■ DATA SHOWN:
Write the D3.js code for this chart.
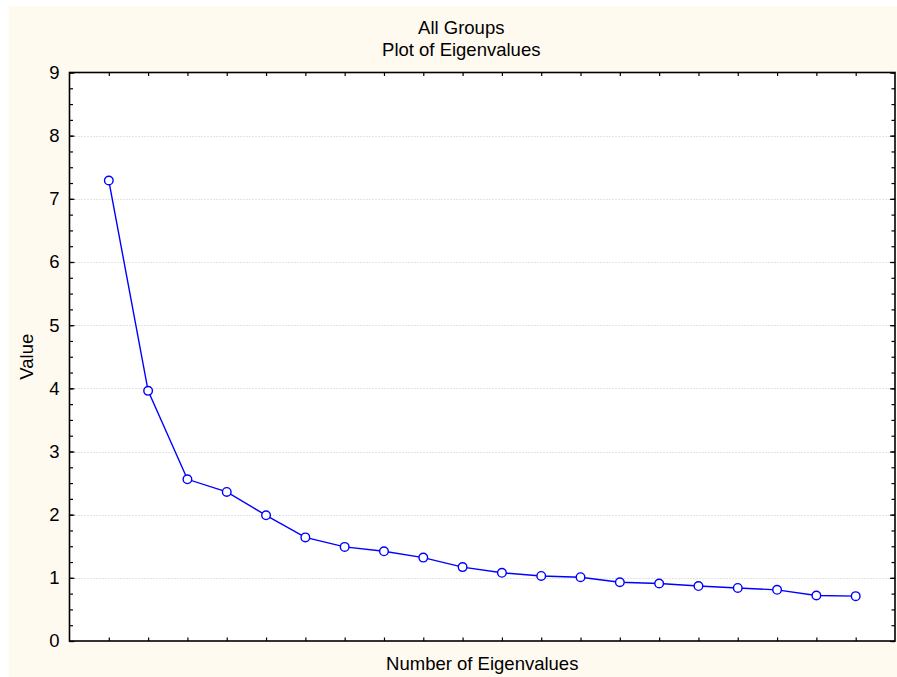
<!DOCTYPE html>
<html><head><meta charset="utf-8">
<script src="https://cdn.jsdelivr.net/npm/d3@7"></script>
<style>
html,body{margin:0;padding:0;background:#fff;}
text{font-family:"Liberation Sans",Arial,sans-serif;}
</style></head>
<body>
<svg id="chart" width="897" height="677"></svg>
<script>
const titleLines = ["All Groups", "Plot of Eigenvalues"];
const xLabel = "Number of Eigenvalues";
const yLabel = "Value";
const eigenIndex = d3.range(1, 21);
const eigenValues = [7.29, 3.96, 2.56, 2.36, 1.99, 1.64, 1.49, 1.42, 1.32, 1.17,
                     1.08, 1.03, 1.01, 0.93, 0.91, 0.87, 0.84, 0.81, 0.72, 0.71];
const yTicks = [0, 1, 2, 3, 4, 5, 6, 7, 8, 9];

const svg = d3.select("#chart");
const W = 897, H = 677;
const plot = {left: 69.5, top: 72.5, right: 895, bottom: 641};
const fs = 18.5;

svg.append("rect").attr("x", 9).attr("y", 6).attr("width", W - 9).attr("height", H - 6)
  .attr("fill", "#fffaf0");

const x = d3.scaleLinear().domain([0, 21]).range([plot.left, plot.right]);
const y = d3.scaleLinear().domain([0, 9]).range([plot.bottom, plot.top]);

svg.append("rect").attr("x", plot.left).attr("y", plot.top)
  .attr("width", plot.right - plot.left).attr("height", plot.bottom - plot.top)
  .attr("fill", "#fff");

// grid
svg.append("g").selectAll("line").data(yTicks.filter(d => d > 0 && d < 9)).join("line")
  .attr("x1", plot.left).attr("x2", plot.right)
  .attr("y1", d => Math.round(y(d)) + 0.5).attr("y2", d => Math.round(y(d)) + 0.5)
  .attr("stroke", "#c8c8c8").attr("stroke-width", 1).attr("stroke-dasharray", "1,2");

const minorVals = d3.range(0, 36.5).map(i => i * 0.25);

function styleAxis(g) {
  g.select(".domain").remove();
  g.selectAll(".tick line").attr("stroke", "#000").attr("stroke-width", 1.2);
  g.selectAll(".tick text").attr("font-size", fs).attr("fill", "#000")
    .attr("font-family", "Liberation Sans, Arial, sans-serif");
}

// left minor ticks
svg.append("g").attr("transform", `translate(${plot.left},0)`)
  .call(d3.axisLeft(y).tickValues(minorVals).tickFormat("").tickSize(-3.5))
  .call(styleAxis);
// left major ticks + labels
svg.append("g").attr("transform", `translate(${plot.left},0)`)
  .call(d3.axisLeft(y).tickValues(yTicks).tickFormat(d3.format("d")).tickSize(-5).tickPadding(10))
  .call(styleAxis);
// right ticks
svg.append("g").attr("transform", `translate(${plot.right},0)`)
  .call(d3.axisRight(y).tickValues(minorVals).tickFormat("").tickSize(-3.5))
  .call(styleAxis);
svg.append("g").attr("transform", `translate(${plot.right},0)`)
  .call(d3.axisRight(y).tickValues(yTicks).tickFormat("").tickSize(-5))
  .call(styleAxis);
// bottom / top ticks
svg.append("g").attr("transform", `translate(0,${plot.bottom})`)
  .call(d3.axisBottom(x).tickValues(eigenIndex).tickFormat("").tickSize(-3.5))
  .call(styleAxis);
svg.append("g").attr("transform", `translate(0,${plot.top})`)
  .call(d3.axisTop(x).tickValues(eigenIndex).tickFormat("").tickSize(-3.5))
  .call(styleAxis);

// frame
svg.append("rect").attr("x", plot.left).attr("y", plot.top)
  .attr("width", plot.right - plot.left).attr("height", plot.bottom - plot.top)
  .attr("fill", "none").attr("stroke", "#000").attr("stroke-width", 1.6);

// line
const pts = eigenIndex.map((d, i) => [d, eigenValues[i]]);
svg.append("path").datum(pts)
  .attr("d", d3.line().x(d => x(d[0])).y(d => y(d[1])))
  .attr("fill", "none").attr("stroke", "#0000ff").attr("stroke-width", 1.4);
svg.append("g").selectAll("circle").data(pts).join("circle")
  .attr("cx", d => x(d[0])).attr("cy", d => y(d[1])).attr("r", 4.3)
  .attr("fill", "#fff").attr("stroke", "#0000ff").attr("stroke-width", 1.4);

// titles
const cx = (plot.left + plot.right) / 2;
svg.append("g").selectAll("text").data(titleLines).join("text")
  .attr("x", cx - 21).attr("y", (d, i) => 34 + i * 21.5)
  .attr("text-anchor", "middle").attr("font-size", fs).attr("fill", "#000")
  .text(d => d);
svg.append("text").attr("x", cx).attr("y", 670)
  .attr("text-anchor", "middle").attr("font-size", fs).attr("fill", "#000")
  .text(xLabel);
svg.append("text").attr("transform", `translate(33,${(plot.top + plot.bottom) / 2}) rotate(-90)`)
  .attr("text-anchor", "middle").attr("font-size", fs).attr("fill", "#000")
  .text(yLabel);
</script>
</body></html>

■ BRIEF:
Everything from the top line of the data down to and including the line with "5, 6, 7, 8, 9];" is to be copied, except the pictures.

■ SOLUTION TO THIS EXERCISE:
Write the D3.js code for this chart.
<!DOCTYPE html>
<html><head><meta charset="utf-8">
<script src="https://cdn.jsdelivr.net/npm/d3@7"></script>
<style>
html,body{margin:0;padding:0;background:#fff;}
text{font-family:"Liberation Sans",Arial,sans-serif;}
</style></head>
<body>
<svg id="chart" width="897" height="677"></svg>
<script>
const titleLines = ["All Groups", "Plot of Eigenvalues"];
const xLabel = "Number of Eigenvalues";
const yLabel = "Value";
const eigenIndex = d3.range(1, 21);
const eigenValues = [7.29, 3.96, 2.56, 2.36, 1.99, 1.64, 1.49, 1.42, 1.32, 1.17,
                     1.08, 1.03, 1.01, 0.93, 0.91, 0.87, 0.84, 0.81, 0.72, 0.71];
const yTicks = [0, 1, 2, 3, 4, 5, 6, 7, 8, 9];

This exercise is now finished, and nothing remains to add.